CASE 27.—Sergeant G. W. Gardner, Co. A, 12th Illinois Cavalry, aged 29 years, was wounded at Mitchell's Ford, on the Rappahannock, October 11, 1863. Surgeon S. B. Wylie Mitchell, 8th Pennsylvania Cavalry, reported that he was struck by a conoidal carbine ball, which entered four inches above the right knee, passed through the inner hamstring muscles and the adductor magnus, outward and downward, and lodged under the integument on the outer side of the thigh. Upon extracting the ball through an incision there was a profuse hæmorrhage, which ceased spontaneously. The patient was sent by railway to Washington, and entered Emory Hospital on October 13th. Acting Assistant Surgeon J. Walsh reported that "he was feeble and pallid; no pulsation could be detected in the tibial arteries of the injured limb. There was loss of sensibility and slight discoloration of the skin of the right foot. The leg was packed in raw cotton, and the temperature was kept up by bottles of hot water. Frictions with a stimulating liniment were occasionally employed. After October 18th, the leg was daily immersed in a bath of oxygen gas. On October 25th, two bits of blue cloth and a small piece of white cotton cloth were extracted from the wound. The foot was decidedly gangrenous, and gangrene began to advance rapidly up the leg." At this time a sketch of the appearances of the limb was made, under Surgeon J. H. Brinton's direction, by Hospital Steward E. Stauch. This drawing was elaborated, after the lamented death of Mr.
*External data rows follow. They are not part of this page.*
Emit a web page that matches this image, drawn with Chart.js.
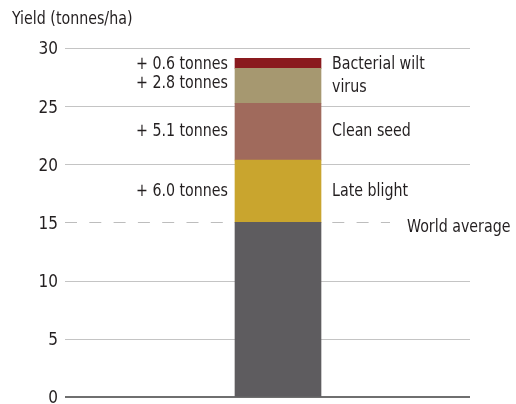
<!DOCTYPE html>
<html>
<head>
<meta charset="utf-8">
<script src="https://cdn.jsdelivr.net/npm/chart.js@4"></script>
<style>
  html, body { margin: 0; padding: 0; background: #fff; overflow: hidden; }
  #wrap { position: relative; width: 516px; height: 414px; }
</style>
</head>
<body>
<div id="wrap"><canvas id="c"></canvas></div>
<script>
// ---- data ----
const categories = ['Yield'];
const seriesNames = ['World average', 'Late blight', 'Clean seed', 'Virus', 'Bacterial wilt'];
const seriesValues = [15, 5.35, 4.9, 3.0, 0.87];
const gainLabels = ['', '+ 6.0 tonnes', '+ 5.1 tonnes', '+ 2.8 tonnes', '+ 0.6 tonnes'];
const yTicks = [0, 5, 10, 15, 20, 25, 30];
const axisTitle = 'Yield (tonnes/ha)';

const colors = ['#5e5c5f', '#c9a52e', '#a06a5c', '#a69870', '#8a1a1e'];
const FONT = "'DejaVu Sans Condensed', 'Liberation Sans Narrow', sans-serif";
const TEXT = '#231f20';
const SX = 0.93;

const datasets = seriesNames.map((name, i) => ({
  label: name,
  data: [seriesValues[i]],
  backgroundColor: colors[i],
  borderWidth: 0,
  barThickness: 86
}));

function text(ctx, s, x, y, align) {
  ctx.save();
  ctx.translate(x, y);
  ctx.scale(SX, 1);
  ctx.textAlign = align;
  ctx.fillText(s, 0, 0);
  ctx.restore();
}

const annotate = {
  id: 'annotate',
  beforeDatasetsDraw(chart) {
    const { ctx, chartArea, scales } = chart;
    const y = scales.y;
    const x0 = chartArea.left, x1 = 470;
    ctx.save();
    yTicks.forEach(v => {
      const py = Math.round(y.getPixelForValue(v));
      ctx.beginPath();
      if (v === 0) {
        ctx.strokeStyle = '#6f6f6f';
        ctx.lineWidth = 2;
        ctx.setLineDash([]);
        ctx.moveTo(x0, py);
        ctx.lineTo(x1, py);
      } else if (v === seriesValues[0]) {
        ctx.strokeStyle = '#bdbdbd';
        ctx.lineWidth = 1;
        ctx.setLineDash([12, 12.3]);
        ctx.moveTo(x0, py + 0.5);
        ctx.lineTo(390, py + 0.5);
      } else {
        ctx.strokeStyle = '#c4c4c4';
        ctx.lineWidth = 1;
        ctx.setLineDash([]);
        ctx.moveTo(x0, py + 0.5);
        ctx.lineTo(x1, py + 0.5);
      }
      ctx.stroke();
    });
    ctx.restore();
  },
  afterDatasetsDraw(chart) {
    const { ctx, scales } = chart;
    const y = scales.y;
    ctx.save();
    ctx.fillStyle = TEXT;
    ctx.font = '17px ' + FONT;
    ctx.textBaseline = 'middle';

    // axis title
    text(ctx, axisTitle, 12, 20, 'left');

    const el = i => chart.getDatasetMeta(i).data[0];
    const mid = i => (el(i).y + el(i).base) / 2;
    const leftX = el(0).x - el(0).width / 2 - 7;
    const rightX = el(0).x + el(0).width / 2 + 11;

    // gain labels (left)
    text(ctx, gainLabels[1], leftX, mid(1), 'right');
    text(ctx, gainLabels[2], leftX, mid(2), 'right');
    text(ctx, gainLabels[4], leftX, mid(4) + 1, 'right');
    text(ctx, gainLabels[3], leftX, mid(4) + 20, 'right');

    // cause labels (right)
    text(ctx, seriesNames[1], rightX, mid(1), 'left');
    text(ctx, seriesNames[2], rightX, mid(2), 'left');
    text(ctx, 'Bacterial wilt', rightX, mid(4) + 1, 'left');
    text(ctx, 'virus', rightX, mid(4) + 24, 'left');

    // world average
    text(ctx, seriesNames[0], 407, y.getPixelForValue(seriesValues[0]) + 5, 'left');
    ctx.restore();
  }
};

new Chart(document.getElementById('c'), {
  type: 'bar',
  data: { labels: categories, datasets },
  options: {
    responsive: true,
    maintainAspectRatio: false,
    animation: false,
    events: [],
    layout: { padding: { top: 48, right: 25, bottom: 10, left: 0 } },
    plugins: { legend: { display: false }, tooltip: { enabled: false } },
    scales: {
      x: { stacked: true, display: false },
      y: {
        stacked: true,
        min: 0, max: 30,
        afterBuildTicks(scale) { scale.ticks = yTicks.map(v => ({ value: v })); },
        afterFit(scale) { scale.width = 65; },
        grid: { display: false, drawTicks: false, tickLength: 0 },
        border: { display: false },
        ticks: {
          padding: 7,
          labelOffset: 2,
          color: TEXT,
          font: { family: FONT, size: 17 }
        }
      }
    }
  },
  plugins: [annotate]
});
</script>
</body>
</html>
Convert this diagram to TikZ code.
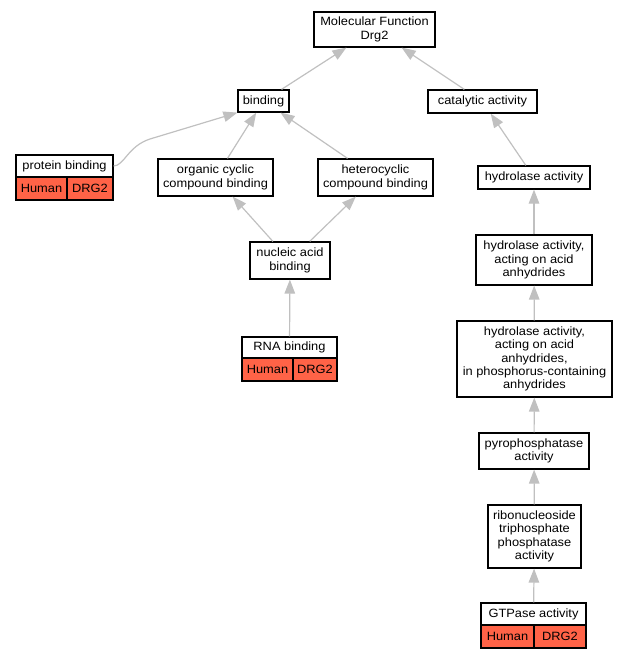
\documentclass[tikz,border=0pt]{standalone}
\usepackage{fontspec}
\setmainfont{Liberation Sans}[FakeStretch=1.07]
\usetikzlibrary{arrows.meta}
\definecolor{edgegray}{RGB}{192,192,192}
\definecolor{hum}{RGB}{255,99,71}
\begin{document}
\begin{tikzpicture}[x=1pt,y=-1pt,
  box/.style={draw=black, line width=1.2pt, inner sep=0pt, align=center,
    font=\fontsize{12}{13.4}\selectfont},
  cell/.style={box, fill=hum},
  edge/.style={draw=edgegray, line width=1.2pt, -{Triangle[length=14pt,width=10.5pt]}}]
\useasboundingbox (0,0) rectangle (628,659);
% nodes
\node[box, minimum width=121pt, minimum height=35pt] (mf) at (374.5,29.5) {Molecular Function\\Drg2};
\node[box, minimum width=51pt, minimum height=22pt] (binding) at (263.5,101) {binding};
\node[box, minimum width=109pt, minimum height=23pt] (cat) at (482.5,101.5) {catalytic activity};
\node[box, minimum width=97pt, minimum height=22pt] (pbh) at (64.5,166) {protein binding};
\node[cell, minimum width=51pt, minimum height=23pt] (pbhum) at (41.5,188.5) {Human};
\node[cell, minimum width=46pt, minimum height=23pt] (pbdrg) at (90,188.5) {DRG2};
\node[box, minimum width=115pt, minimum height=37pt] (org) at (215.5,177.5) {organic cyclic\\compound binding};
\node[box, minimum width=115pt, minimum height=37pt] (het) at (375.5,177.5) {heterocyclic\\compound binding};
\node[box, minimum width=112pt, minimum height=23pt] (hyd) at (534,177.5) {hydrolase activity};
\node[box, minimum width=80pt, minimum height=37pt] (nuc) at (290,260.5) {nucleic acid\\binding};
\node[box, minimum width=116pt, minimum height=50pt] (hydacid) at (534,260) {hydrolase activity,\\acting on acid\\anhydrides};
\node[box, minimum width=95pt, minimum height=21pt] (rnah) at (289.5,347.5) {RNA binding};
\node[cell, minimum width=51pt, minimum height=23pt] (rnahum) at (267.5,369.5) {Human};
\node[cell, minimum width=44pt, minimum height=23pt] (rnadrg) at (315,369.5) {DRG2};
\node[box, minimum width=155pt, minimum height=76pt] (hydphos) at (534.5,359) {hydrolase activity,\\acting on acid\\anhydrides,\\in phosphorus-containing\\anhydrides};
\node[box, minimum width=110pt, minimum height=36pt] (pyro) at (534,451) {pyrophosphatase\\activity};
\node[box, minimum width=93pt, minimum height=63pt] (ribo) at (534.5,536.5) {ribonucleoside\\triphosphate\\phosphatase\\activity};
\node[box, minimum width=105pt, minimum height=22pt] (gtph) at (533.5,614) {GTPase activity};
\node[cell, minimum width=53pt, minimum height=23pt] (gtphum) at (507.5,636.5) {Human};
\node[cell, minimum width=52pt, minimum height=23pt] (gtpdrg) at (560,636.5) {DRG2};
% edges
\draw[edge] (binding) -- (mf);
\draw[edge] (cat) -- (mf);
\coordinate (pbk) at (150,139);
\draw[edge] (pbh.east) .. controls (124,166) and (128,146) .. (pbk) -- (binding.south west);
\draw[edge] (org) -- (binding);
\draw[edge] (het) -- (binding);
\draw[edge] (nuc) -- (org);
\draw[edge] (nuc) -- (het);
\draw[edge] (rnah) -- (nuc);
\draw[edge] (hyd) -- (cat);
\draw[edge] (hydacid) -- (hyd);
\draw[edge] (hydphos) -- (hydacid);
\draw[edge] (pyro) -- (hydphos);
\draw[edge] (ribo) -- (pyro);
\draw[edge] (gtph) -- (ribo);
\end{tikzpicture}
\end{document}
Stauch, by Hospital Steward Schultze, and has been reproduced by chromolithography in the plate opposite (PLATE I, 28). On October 29th, Acting Assistant Surgeon W. H. Ensign amputated the limb at the lower third of the thigh. On examination of the amputated member it was found that the artery had been completely divided by the ball near the point at which it passes through the opening in the great adductor. The divided extremities of the artery were occluded by dark grumous clots. After the operation the patient was attacked by diarrhœa, and, on December 5, 1863, the case terminated fatally. A wet preparation of the lower half of the right femur, with a portion of the soft tissues, including the popliteal artery and vein, was contributed to the Army Medical Museum by Acting Assistant Surgeon J. Walsh (Cat. Surg. Sect., 1866, p. 521), and is represented in the adjacent wood-cut (FIG. 3).

FIG. 3.—Preparation of lower half of the right thigh, showing a shot laceration of the popliteal artery. Spec. 1760.

PLATE XXVIII, facing p. 18. GANGRENE FOLLOWING A SHOT LACERATION OF THE FEMORAL ARTERY. (Chromolithograph.)